Выбрать главу

            «Июль. Жара. Но, местию палимый,

            Не покидал он едкого пера,

            Казня врагов с враждой неумолимой.

            Июль. Жара!

            Был адский зной, но он строчил с утра…

            Певец, "Зарей", как сикофант гонимый,

            Он закричать уж был готов "ура",

            В свой пасквиль вливши яд неуловимый,

            О Аспид, о боец неумолимый,

            Усни, усни, июльским днем палимый.

            Июль. Жара».

Поясним: «Надсониада» была издана именно в июле. «Кругопев» – это придуманный Надсоном русский эквивалент зародившейся во Франции «твердой» поэтической формы рондо с повторяющимся рефреном. «Сикофант» есть шпион, доносчик, и такая аттестация Бердяева, по-видимому, напомнила о каких-то его неблаговидных поступках во время былого сотрудничества с газетой. Главное же то, что действия пасквилянта одушевляла низкая месть.
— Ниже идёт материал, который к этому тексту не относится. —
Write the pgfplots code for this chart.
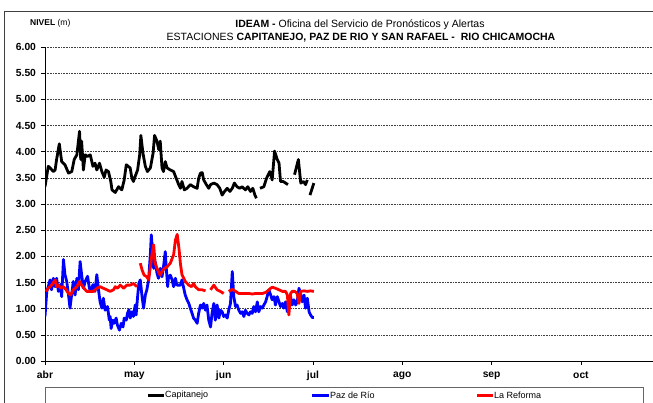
\documentclass[border=0pt]{standalone}
\usepackage{fontspec}
\setmainfont{Liberation Sans}
\usepackage{pgfplots}
\pgfplotsset{compat=1.18}

\begin{document}
\begin{tikzpicture}[x=1pt,y=1pt]
\begin{axis}[
    at={(45pt,42pt)}, anchor=south west,
    scale only axis, width=608pt, height=314pt,
    xmin=0, xmax=204.2, ymin=0, ymax=6,
    axis x line*=bottom, axis y line*=left,
    axis line style={-, black, line width=0.8pt},
    xtick={0,30,60,90,120,150,180},
    xticklabels={abr,may,jun,jul,ago,sep,oct},
    ytick={0,0.5,1,1.5,2,2.5,3,3.5,4,4.5,5,5.5,6},
    /pgf/number format/assume math mode=true,
    yticklabel={\pgfmathprintnumber[fixed,fixed zerofill,precision=2]{\tick}},
    ticklabel style={font=\fontsize{10.3}{12}\selectfont\bfseries},
    yticklabel style={xshift=-1.5pt},
    xticklabel style={yshift=-3pt},
    tick align=outside, major tick length=4pt,
    tick style={black, line width=0.6pt},
    ymajorgrids,
    grid style={black!75, line width=0.6pt, dash pattern=on 0.8pt off 0.8pt},
    unbounded coords=jump,
    line join=round,
]
% Capitanejo
\addplot[black, line width=2.8pt] coordinates {
(0,3.33)(1.1,3.72)(1.7,3.69)(2.8,3.62)(3.4,3.65)(3.9,3.85)(4.8,4.15)(5.6,3.81)(6.7,3.75)(7.9,3.59)
(9.0,3.62)(9.8,3.85)(10.7,3.94)(11.6,4.39)(12.0,3.85)(12.3,4.20)(12.9,3.65)(13.5,3.94)(14.3,3.91)
(15.2,3.94)(16.1,3.72)(16.8,3.78)(17.4,3.65)(18.3,3.78)(19.1,3.62)(19.9,3.51)(20.5,3.65)(21.3,3.62)
(22.1,3.43)(22.5,3.27)(23.6,3.22)(24.7,3.33)(25.8,3.27)(26.6,3.46)(27.3,3.75)(28.6,3.69)(29.2,3.49)
(29.7,3.43)(30.3,3.53)(31.1,3.65)(31.8,3.94)(32.2,4.31)(32.9,3.97)(33.7,3.72)(34.4,3.62)(35.4,3.69)
(36.3,3.97)(36.8,4.31)(37.6,4.20)(38.2,4.04)(38.7,4.20)(39.3,3.69)(39.8,3.62)(40.4,3.81)(41.0,3.69)
(42.1,3.65)(43.2,3.62)(43.8,3.53)(44.9,3.37)(45.5,3.30)(46.0,3.43)(46.8,3.27)(47.7,3.30)(48.8,3.37)
(49.9,3.33)(51.1,3.30)(51.6,3.49)(52.2,3.59)(52.8,3.60)(53.3,3.46)(54.2,3.37)(55.0,3.30)(55.6,3.37)
(56.7,3.40)(57.8,3.37)(58.7,3.30)(59.5,3.17)(60.3,3.24)(61.2,3.30)(62.1,3.24)(62.9,3.30)(63.6,3.40)
(64.5,3.33)(65.4,3.30)(66.2,3.33)(67.3,3.27)(68.1,3.33)(69.0,3.24)(69.8,3.30)(70.5,3.17)(71.0,3.11)
(71.6,nan)
(72.2,3.30)(73.5,3.33)(74.4,3.49)(75.5,3.62)(76.3,3.46)(77.1,4.01)(78.0,3.85)(78.6,3.78)(79.1,3.43)
(80.0,3.43)(80.8,3.40)(81.6,3.37)
(82.7,nan)
(83.8,3.56)(85.1,3.85)(85.9,3.40)(86.8,3.43)(87.5,3.37)(88.1,3.46)
(88.5,nan)
(89.0,3.17)(90.3,3.40)
};
% Paz de Rio
\addplot[blue, line width=2.8pt] coordinates {
(0,0.85)(0.6,1.33)(1.1,1.42)(1.7,1.55)(2.2,1.36)(2.8,1.58)(3.4,1.42)(3.9,1.58)(4.5,1.33)(5.1,1.46)
(5.6,1.23)(6.2,1.94)(6.7,1.65)(7.3,1.52)(7.9,1.26)(8.4,1.01)(9.0,1.29)(9.5,1.52)(10.1,1.26)(10.7,1.58)
(11.2,1.36)(11.8,1.90)(12.3,1.65)(12.9,1.39)(13.5,1.52)(14.3,1.62)(14.9,1.39)(15.4,1.33)(16.1,1.46)
(16.8,1.33)(17.4,1.65)(17.9,1.39)(18.5,1.13)(19.1,1.01)(19.6,1.20)(20.2,0.97)(21.0,1.04)(21.6,0.78)
(21.9,0.85)(22.2,0.62)(22.8,0.78)(23.2,0.72)(23.9,0.82)(24.3,0.69)(25.0,0.59)(25.6,0.72)(26.2,0.65)
(26.6,0.82)(27.3,0.78)(27.7,0.91)(28.2,0.98)(28.6,0.82)(29.2,0.94)(29.7,0.85)(30.3,1.07)(30.6,0.88)
(31.1,1.23)(31.5,1.48)(32.0,1.55)(32.6,1.23)(33.1,1.01)(33.7,1.26)(34.2,1.36)(34.8,1.55)(35.4,2.06)
(35.7,2.41)(36.1,2.12)(36.5,1.77)(37.0,1.90)(37.6,1.68)(38.1,1.58)(38.7,1.77)(39.3,1.61)(39.8,1.80)
(40.4,2.09)(40.7,1.80)(41.2,1.42)(41.5,1.61)(42.1,1.64)(42.7,1.55)(43.2,1.42)(43.8,1.58)(44.3,1.45)
(45.5,1.45)(46.0,1.55)(46.6,1.39)(47.1,1.26)(47.7,1.17)(48.3,1.10)(48.8,1.01)(49.4,0.91)(49.9,0.82)
(50.5,0.78)(51.1,0.72)(51.6,0.91)(52.2,1.07)(52.8,1.01)(53.3,1.10)(53.9,0.97)(54.4,1.07)(55.0,0.78)
(55.6,0.65)(56.1,0.91)(56.7,1.10)(57.2,0.78)(57.8,1.07)(58.4,0.82)(58.9,0.97)(59.5,0.94)(60.0,0.85)
(60.6,0.88)(61.2,0.82)(61.7,0.97)(62.3,1.10)(62.9,1.71)(63.4,1.23)(64.0,1.04)(64.5,1.07)(65.1,0.97)
(65.7,0.91)(66.2,0.94)(66.8,0.85)(67.3,0.97)(67.9,0.91)(68.5,0.88)(69.0,0.94)(69.6,0.91)(70.1,1.04)
(70.7,0.94)(71.3,1.13)(71.8,0.94)(72.4,1.04)(73.0,1.01)(73.5,1.07)(74.1,1.13)(74.6,1.23)(75.2,1.36)
(75.8,1.26)(76.3,1.17)(76.9,1.23)(77.4,1.07)(78.0,1.23)(78.6,1.13)(79.1,1.04)(79.7,1.10)(80.2,1.01)
(80.8,1.13)(81.4,0.94)(81.9,1.13)(82.5,1.23)(83.0,1.07)(83.6,1.17)(84.2,1.07)(84.7,1.13)(85.3,1.39)
(85.9,1.26)(86.4,1.13)(87.0,1.26)(87.5,1.01)(88.1,1.20)(88.7,0.94)(89.2,0.88)(89.8,0.83)(90.3,0.83)
};
% La Reforma
\addplot[red, line width=2.8pt] coordinates {
(0.3,1.33)(1.1,1.39)(2.2,1.45)(3.4,1.55)(3.9,1.42)(4.5,1.45)(5.3,1.39)(6.2,1.42)(7.1,1.36)(7.9,1.29)
(8.6,1.26)(9.5,1.36)(10.7,1.42)(11.6,1.52)(12.3,1.45)(13.1,1.39)(14.0,1.33)(15.2,1.33)(16.3,1.33)
(17.4,1.39)(18.5,1.42)(19.6,1.39)(20.8,1.36)(21.9,1.33)(23.0,1.36)(23.6,1.42)(24.3,1.39)(25.3,1.45)
(26.4,1.39)(27.5,1.45)(28.6,1.45)(29.7,1.48)(30.9,1.42)
(31.4,nan)
(32.0,1.87)(32.6,1.74)(33.3,1.64)(34.2,1.61)(34.8,1.55)(35.4,1.80)(35.9,2.03)(36.5,2.22)(37.0,1.87)
(37.6,1.77)(38.1,1.71)(38.7,1.64)(39.3,1.71)(40.1,1.77)(41.0,1.80)(42.1,1.87)(42.7,1.96)(43.2,2.03)
(43.8,2.31)(44.4,2.42)(45.0,2.15)(45.5,1.85)(46.0,1.65)(46.6,1.58)(47.1,1.52)(48.3,1.45)(49.2,1.42)
(49.9,1.48)(50.5,1.42)(51.6,1.36)(52.8,1.36)(53.9,1.34)
(54.7,nan)
(55.6,1.36)(56.7,1.45)(57.8,1.36)(58.9,1.33)(60.0,1.29)
(60.8,nan)
(61.7,1.33)(62.9,1.37)(64.0,1.33)(65.1,1.29)(66.2,1.29)(67.3,1.29)(68.5,1.29)(69.6,1.28)(70.7,1.29)
(71.8,1.29)(73.0,1.29)(74.1,1.31)(75.2,1.36)(75.8,1.39)(76.3,1.41)(77.4,1.39)(78.6,1.36)(79.7,1.33)
(80.8,1.33)(81.4,1.26)(81.9,0.88)(82.5,1.29)(83.0,1.33)(83.9,1.33)(84.7,1.29)(85.3,1.10)(85.9,1.33)
(87.0,1.34)(88.1,1.33)(89.2,1.34)(90.3,1.33)
};
\end{axis}

% titles
\node[anchor=base, font=\fontsize{10.5}{12}\selectfont, inner sep=0pt] at (360,375)
  {\textbf{IDEAM -} Oficina del Servicio de Pronósticos y Alertas};
\node[anchor=base, font=\fontsize{10.5}{12}\selectfont, inner sep=0pt] at (361,362)
  {ESTACIONES \textbf{CAPITANEJO, PAZ DE RIO Y SAN RAFAEL -\ \ RIO CHICAMOCHA}};
\node[anchor=base west, font=\fontsize{8.5}{10}\selectfont, inner sep=0pt] at (30,377)
  {\textbf{NIVEL} (m)};

% outer frame
\draw[black!75, line width=0.8pt] (4,-10) -- (4,392) -- (670,392);

% legend
\draw[black!60, line width=0.8pt] (45,-6) rectangle (643,16);
\begin{scope}[font=\fontsize{9}{10}\selectfont]
\draw[black, line width=3pt] (148,7.5) -- (164,7.5);
\node[anchor=west, inner sep=1pt] at (164,7.5) {Capitanejo};
\draw[blue, line width=3pt] (312,7.5) -- (329,7.5);
\node[anchor=west, inner sep=1pt] at (329,7.5) {Paz de Río};
\draw[red, line width=3pt] (477,7.5) -- (493,7.5);
\node[anchor=west, inner sep=1pt] at (493,7.5) {La Reforma};
\end{scope}

\pgfresetboundingbox
\path[use as bounding box] (0,0) rectangle (653,403);
\end{tikzpicture}
\end{document}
Забегая вперед, скажем, что Бердяев потом как будто раскается в содеянном и напишет на смерть Надсона прочувствованное стихотворение, имевшее целью, как он скажет, «хотя бы отчасти реабилитировать себя перед памятью покойного»[36]. Впрочем, С.А. Венгеров считает, что юдофоб Бердяев и каялся только в целях саморекламы[37]. В этой связи вызывает крайнее удивление апологетическая статья о нем, написанная научным сотрудником…Института иудаики (Киев) М. Рыбаковым[38]. Здесь сообщается, что сей Аспид, оказывается был, родным братом замечательного русского философа и убежденного юдофила Н.А. Бердяева; что «как демократ и просто честный человек, он не мог пройти мимо антисемитской вакханалии 1880 годов»; что в своей элегии «1885 году» (то есть писанной практически одновременно с «Надсониадой»!) он предавался, например, таким вот мечтам:

            «Я б унесся туда, где добро и любовь

            Прекратили раздоры людей,

            Из-за низких страстей проливающих кровь,

            Где бы стал моим братом еврей».

Если верить статье, то Бердяев называл дело Дрейфуса «ненавистным и мрачным», защищал от нападок «Нового времени» благотворителя Л.И. Бродского, называл погромщиков «вампирами русского народа» и клеймил их как насильников и убийц. Интересно, что в одном из разоблачительных стихов он вслед за Надсоном уподобляет врагов еврейства злым псам. Вот что он пишет о киевском погроме:

            «Опять с цепи сорвалась свора

            Звероподобных темных сил,

            Наш древний Киев дни позора,

            Залитый кровью, пережил…

            И все нелепые преданья

            Веков, унесшихся давно,

            Терпеть обиды, истязанья

            У нас еврейству суждено!»

Не оставляет ощущение, что мы имеем дело не с одним – с двумя Бердяевыми-Аспидами! Один с «враждой неумолимой» изливал яд на русское еврейство, другой – столь же беспощадно жалил и язвил его гонителей. Если же речь в самом деле идет об одном человеке, остается только развести руками. Чудны дела твои, Господи!

Но вернемся к Буренину. Общеизвестно, что смертельно больного Надсона он обозвал «мнимо недугующим паразитом, представляющимся больным, умирающим, чтобы жить на счет частной благотворительности»[39], а также распространял о поэте прочие грязные сплетни и наговоры. Достойно внимания то, что в ходе его наскоков на поэта их юдофобская направленность все более возрастала. Если Бердяев все же признавал в Надсоне человека русского и изливал желчь главным образом на его иудейское окружение, то Буренин самого поэта поставил в ряд стихотворцев-евреев (наряду с Фругом и Минским). Этих, по его словам, «поставщиков рифмованной риторики» отличали «вздорность однообразных неточностей и банальность языка». А специально на примере еврея-Надсона критик пытался доказать, что «маленькие стихослагатели смело воображают, что они крупные поэты, и считают своим долгом представиться перед взором читателей со всякими пустяками, которые выходят из-под их плодовитых перьев»[40].

Через две недели Буренин развил свою «теорию» о поэтах-иудеях. Он объявил нашего героя «наиболее выразительным представителем» «куриного пессимизма», когда «маленький поэтик, сидящий на насесте в маленьком курятнике, вдруг проникается фантазией, что этот курятник представляет "весь мир" и что он служит для него тюрьмою. Вообразив такую курьезную вещь, поэтик начинает "плакать и метаться, остервенясь душой, как разъяренный зверь", он начинает облетать воображаемый им мир "горячею мечтою", он начинает жаждать – чего? Сам не ведает чего, по его же собственному признанию»[41].